Source records:
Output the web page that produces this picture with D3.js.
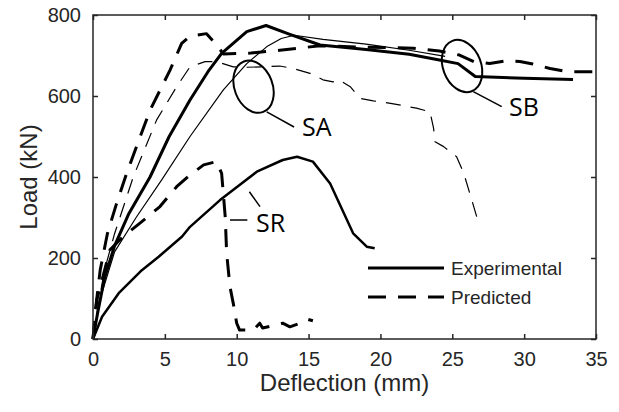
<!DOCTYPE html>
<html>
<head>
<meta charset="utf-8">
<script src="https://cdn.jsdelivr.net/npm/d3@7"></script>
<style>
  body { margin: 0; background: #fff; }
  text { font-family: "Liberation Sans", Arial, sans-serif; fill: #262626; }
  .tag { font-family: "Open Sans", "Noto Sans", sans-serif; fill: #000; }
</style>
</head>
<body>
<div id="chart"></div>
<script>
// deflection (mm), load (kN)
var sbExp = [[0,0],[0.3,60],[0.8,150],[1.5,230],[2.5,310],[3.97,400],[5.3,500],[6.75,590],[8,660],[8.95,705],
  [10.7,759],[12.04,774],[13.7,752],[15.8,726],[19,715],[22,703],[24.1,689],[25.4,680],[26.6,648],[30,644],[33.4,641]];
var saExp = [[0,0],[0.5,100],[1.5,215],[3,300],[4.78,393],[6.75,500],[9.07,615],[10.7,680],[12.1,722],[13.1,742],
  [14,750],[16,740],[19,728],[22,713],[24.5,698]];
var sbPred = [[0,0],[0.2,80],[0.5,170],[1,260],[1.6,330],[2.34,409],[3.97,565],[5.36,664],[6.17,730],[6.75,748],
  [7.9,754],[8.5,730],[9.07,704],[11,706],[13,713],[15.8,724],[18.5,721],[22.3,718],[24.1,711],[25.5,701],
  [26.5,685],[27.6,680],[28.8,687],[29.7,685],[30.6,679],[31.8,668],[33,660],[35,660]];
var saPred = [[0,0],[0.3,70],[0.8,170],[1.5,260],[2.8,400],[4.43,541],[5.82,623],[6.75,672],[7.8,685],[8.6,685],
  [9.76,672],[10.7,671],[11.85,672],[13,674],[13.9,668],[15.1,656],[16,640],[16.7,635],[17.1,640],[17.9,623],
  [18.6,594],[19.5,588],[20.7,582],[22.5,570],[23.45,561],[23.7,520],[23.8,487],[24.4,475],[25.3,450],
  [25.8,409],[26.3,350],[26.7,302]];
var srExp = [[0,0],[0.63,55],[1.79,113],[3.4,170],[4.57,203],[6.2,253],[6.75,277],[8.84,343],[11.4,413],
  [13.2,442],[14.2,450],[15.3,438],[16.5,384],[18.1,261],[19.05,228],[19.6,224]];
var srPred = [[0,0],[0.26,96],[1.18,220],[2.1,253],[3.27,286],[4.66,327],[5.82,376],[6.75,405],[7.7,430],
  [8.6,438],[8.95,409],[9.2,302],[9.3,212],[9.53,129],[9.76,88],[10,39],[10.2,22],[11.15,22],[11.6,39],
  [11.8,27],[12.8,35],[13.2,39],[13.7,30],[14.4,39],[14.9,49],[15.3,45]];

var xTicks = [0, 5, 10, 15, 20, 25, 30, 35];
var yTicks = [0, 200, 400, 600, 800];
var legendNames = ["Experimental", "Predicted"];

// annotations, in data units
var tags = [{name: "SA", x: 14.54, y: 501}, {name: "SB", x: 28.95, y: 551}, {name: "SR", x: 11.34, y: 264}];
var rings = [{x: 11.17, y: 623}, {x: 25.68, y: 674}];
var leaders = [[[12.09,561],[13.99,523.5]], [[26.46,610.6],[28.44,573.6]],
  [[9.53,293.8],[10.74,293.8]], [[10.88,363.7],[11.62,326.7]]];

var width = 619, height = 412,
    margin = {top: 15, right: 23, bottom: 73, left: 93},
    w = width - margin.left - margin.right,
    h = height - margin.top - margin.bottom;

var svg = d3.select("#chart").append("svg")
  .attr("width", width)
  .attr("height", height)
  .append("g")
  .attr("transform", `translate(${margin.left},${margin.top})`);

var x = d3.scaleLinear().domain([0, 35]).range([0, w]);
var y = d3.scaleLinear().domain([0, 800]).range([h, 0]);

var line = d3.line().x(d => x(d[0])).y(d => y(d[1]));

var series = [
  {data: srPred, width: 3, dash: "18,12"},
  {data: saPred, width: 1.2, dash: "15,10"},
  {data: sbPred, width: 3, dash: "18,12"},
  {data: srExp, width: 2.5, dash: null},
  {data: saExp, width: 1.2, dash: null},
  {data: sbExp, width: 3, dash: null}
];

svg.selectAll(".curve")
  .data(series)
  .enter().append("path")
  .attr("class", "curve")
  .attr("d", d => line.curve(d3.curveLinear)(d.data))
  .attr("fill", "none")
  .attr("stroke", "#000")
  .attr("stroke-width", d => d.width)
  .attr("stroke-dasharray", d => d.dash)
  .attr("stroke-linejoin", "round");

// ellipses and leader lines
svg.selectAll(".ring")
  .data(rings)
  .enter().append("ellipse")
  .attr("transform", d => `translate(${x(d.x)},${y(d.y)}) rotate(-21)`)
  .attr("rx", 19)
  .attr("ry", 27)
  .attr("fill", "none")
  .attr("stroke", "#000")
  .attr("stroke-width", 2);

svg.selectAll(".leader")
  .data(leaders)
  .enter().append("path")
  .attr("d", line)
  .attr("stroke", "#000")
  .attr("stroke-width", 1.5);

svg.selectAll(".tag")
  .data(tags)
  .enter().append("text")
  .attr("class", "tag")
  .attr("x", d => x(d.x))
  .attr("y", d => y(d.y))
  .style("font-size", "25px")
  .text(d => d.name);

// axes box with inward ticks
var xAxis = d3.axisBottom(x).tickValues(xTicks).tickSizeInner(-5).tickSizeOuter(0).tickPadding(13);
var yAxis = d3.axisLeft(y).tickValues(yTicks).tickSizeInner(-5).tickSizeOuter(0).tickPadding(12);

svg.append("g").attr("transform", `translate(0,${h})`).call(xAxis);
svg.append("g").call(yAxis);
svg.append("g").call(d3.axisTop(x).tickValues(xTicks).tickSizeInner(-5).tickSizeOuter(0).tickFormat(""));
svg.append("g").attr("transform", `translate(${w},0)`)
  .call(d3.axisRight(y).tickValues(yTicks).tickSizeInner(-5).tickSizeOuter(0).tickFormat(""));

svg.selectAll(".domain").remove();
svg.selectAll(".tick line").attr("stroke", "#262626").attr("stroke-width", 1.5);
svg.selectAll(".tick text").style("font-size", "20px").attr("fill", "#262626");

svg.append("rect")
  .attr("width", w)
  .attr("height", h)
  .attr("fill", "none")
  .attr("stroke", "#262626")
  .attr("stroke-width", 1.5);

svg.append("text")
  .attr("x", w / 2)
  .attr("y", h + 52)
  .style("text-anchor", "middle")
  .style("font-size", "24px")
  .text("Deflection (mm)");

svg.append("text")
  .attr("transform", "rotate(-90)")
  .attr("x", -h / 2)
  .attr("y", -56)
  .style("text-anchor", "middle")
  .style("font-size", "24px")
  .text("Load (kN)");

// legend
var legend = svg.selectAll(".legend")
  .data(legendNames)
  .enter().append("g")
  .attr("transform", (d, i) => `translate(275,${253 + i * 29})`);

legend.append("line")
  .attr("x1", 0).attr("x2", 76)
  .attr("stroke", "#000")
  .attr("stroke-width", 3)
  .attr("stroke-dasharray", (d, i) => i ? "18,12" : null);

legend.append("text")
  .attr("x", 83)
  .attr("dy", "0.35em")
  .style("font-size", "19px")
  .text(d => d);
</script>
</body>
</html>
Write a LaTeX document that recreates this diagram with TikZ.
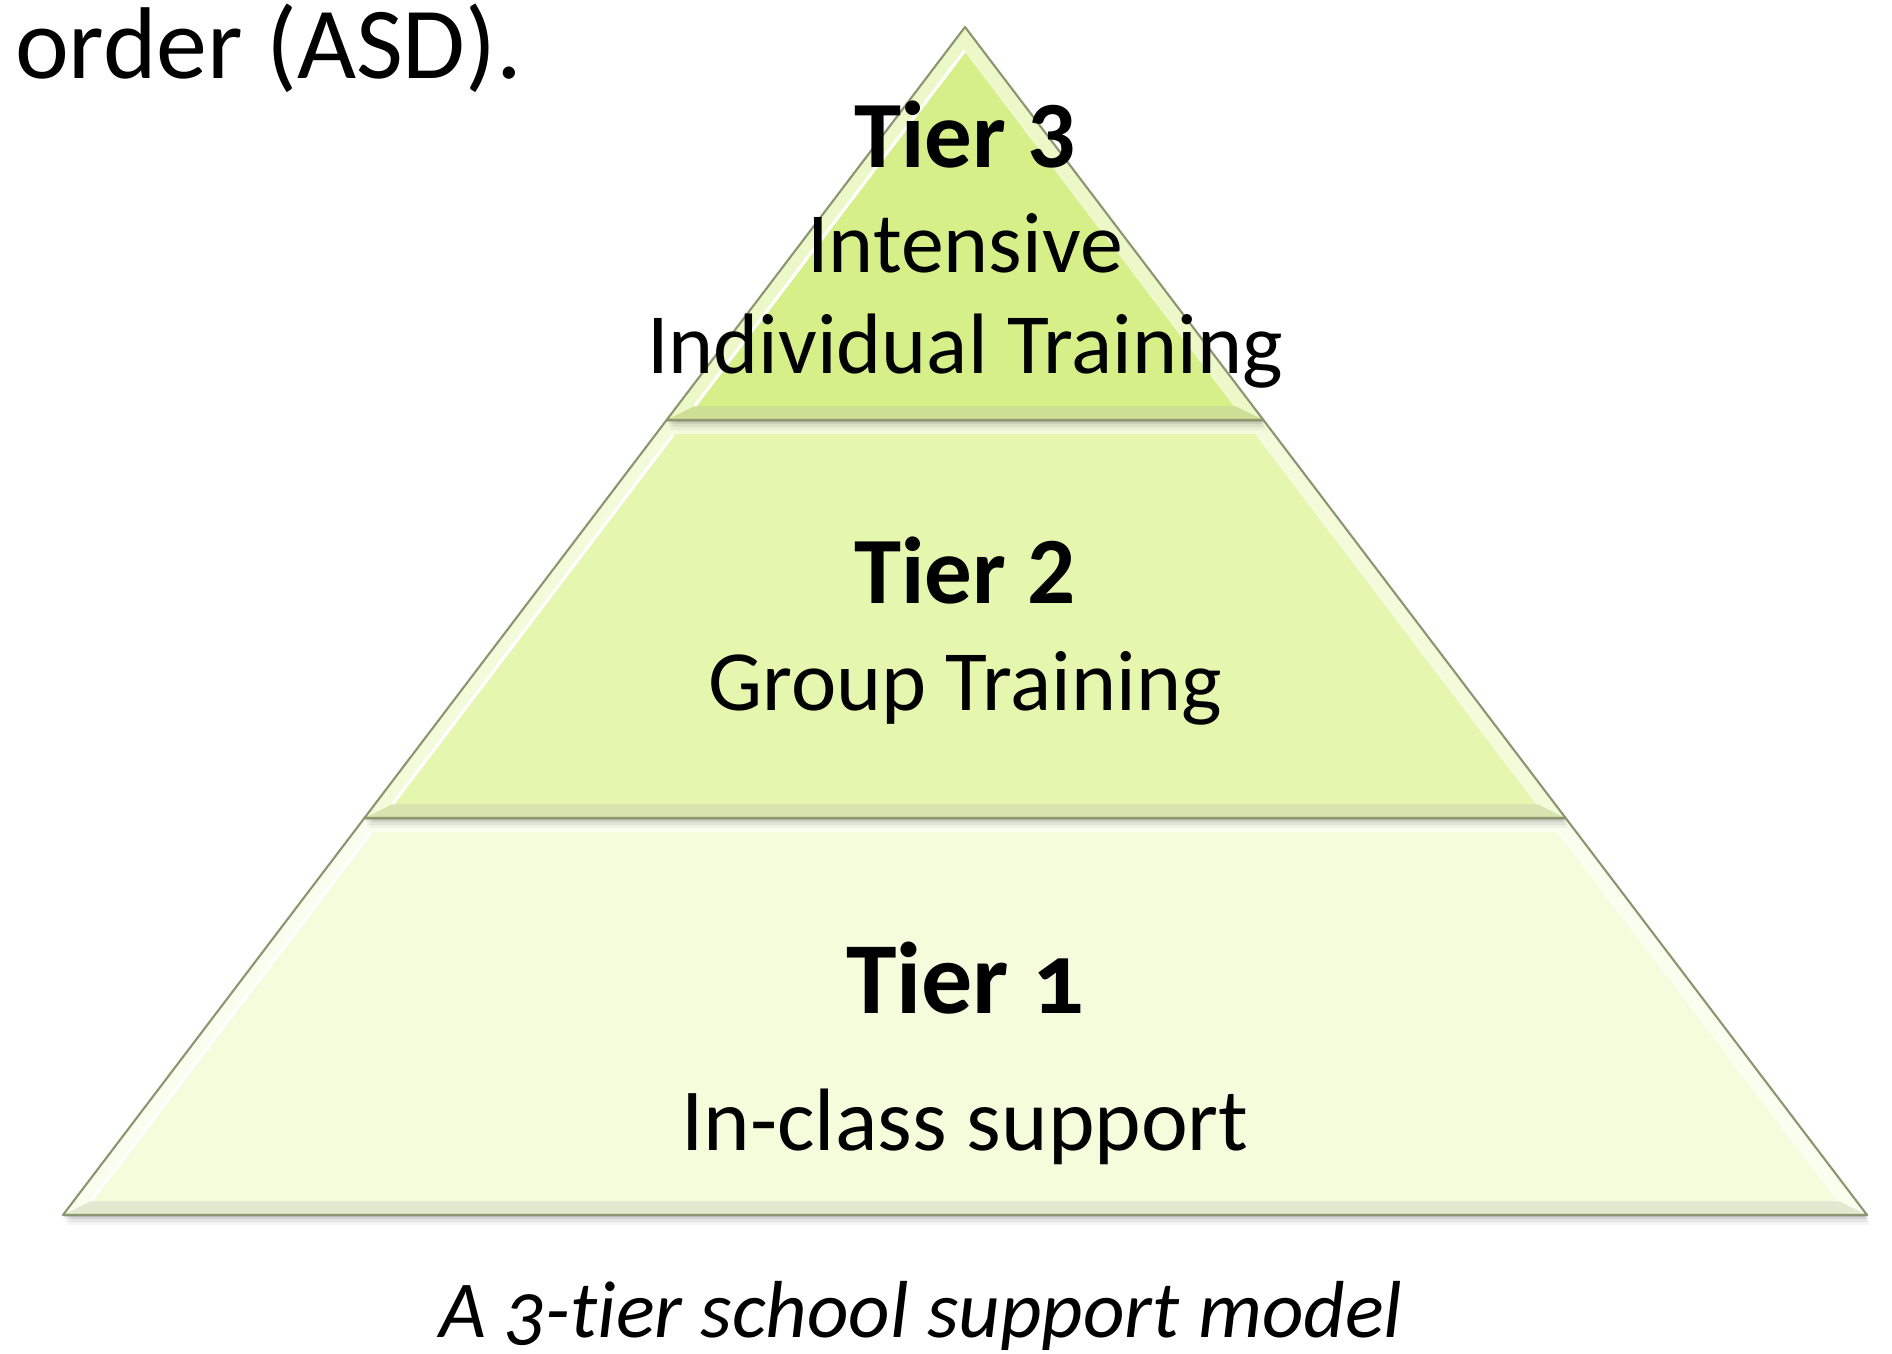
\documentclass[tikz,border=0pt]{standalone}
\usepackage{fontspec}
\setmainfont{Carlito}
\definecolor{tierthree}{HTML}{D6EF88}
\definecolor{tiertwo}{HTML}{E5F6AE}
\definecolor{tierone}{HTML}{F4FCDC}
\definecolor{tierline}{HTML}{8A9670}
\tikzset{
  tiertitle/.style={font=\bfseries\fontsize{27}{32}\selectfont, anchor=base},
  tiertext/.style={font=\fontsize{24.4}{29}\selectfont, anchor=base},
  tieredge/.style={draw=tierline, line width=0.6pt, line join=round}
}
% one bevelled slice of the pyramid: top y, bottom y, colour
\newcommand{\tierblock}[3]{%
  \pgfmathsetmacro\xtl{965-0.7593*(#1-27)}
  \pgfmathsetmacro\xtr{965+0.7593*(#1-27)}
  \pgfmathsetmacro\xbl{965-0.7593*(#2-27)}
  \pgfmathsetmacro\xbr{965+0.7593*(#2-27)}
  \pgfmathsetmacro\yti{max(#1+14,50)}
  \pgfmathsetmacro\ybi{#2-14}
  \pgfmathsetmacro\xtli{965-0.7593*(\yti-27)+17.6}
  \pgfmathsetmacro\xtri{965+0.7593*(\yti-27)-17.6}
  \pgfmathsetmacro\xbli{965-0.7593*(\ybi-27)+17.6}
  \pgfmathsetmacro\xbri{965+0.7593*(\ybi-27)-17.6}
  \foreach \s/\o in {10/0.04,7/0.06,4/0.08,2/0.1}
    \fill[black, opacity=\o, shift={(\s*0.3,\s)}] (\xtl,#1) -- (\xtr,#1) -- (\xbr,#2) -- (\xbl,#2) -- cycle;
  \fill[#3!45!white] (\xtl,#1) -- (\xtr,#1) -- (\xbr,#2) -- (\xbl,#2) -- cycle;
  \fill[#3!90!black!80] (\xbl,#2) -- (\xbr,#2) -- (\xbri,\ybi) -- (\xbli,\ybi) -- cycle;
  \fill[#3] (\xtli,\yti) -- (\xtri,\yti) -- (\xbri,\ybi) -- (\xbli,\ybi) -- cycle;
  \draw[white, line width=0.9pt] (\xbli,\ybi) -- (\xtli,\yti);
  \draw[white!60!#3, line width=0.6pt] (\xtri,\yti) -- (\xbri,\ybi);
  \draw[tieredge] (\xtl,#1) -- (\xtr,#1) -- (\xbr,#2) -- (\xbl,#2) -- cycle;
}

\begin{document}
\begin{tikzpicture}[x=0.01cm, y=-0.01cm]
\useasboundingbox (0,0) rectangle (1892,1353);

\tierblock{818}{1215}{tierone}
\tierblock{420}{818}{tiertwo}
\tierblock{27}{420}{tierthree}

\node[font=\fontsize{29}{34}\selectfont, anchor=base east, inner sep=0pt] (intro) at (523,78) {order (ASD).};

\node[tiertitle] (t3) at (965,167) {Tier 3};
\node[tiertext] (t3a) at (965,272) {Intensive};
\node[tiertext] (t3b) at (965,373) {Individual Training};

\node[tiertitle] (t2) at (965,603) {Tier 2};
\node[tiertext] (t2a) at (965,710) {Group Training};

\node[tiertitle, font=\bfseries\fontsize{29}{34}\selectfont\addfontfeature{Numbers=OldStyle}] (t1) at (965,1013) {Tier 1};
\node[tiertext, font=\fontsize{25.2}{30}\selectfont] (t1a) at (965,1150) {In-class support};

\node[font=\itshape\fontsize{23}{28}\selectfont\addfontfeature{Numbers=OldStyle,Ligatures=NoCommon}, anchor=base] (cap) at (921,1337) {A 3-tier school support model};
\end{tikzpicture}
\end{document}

■ **Exercise objective**
Using the listing above, show each line holding the string "with".

■ **Answer in full**
Output the web page that produces this picture with D3.js.
// axes box with inward ticks
Write a LaTeX document that recreates this diagram with TikZ.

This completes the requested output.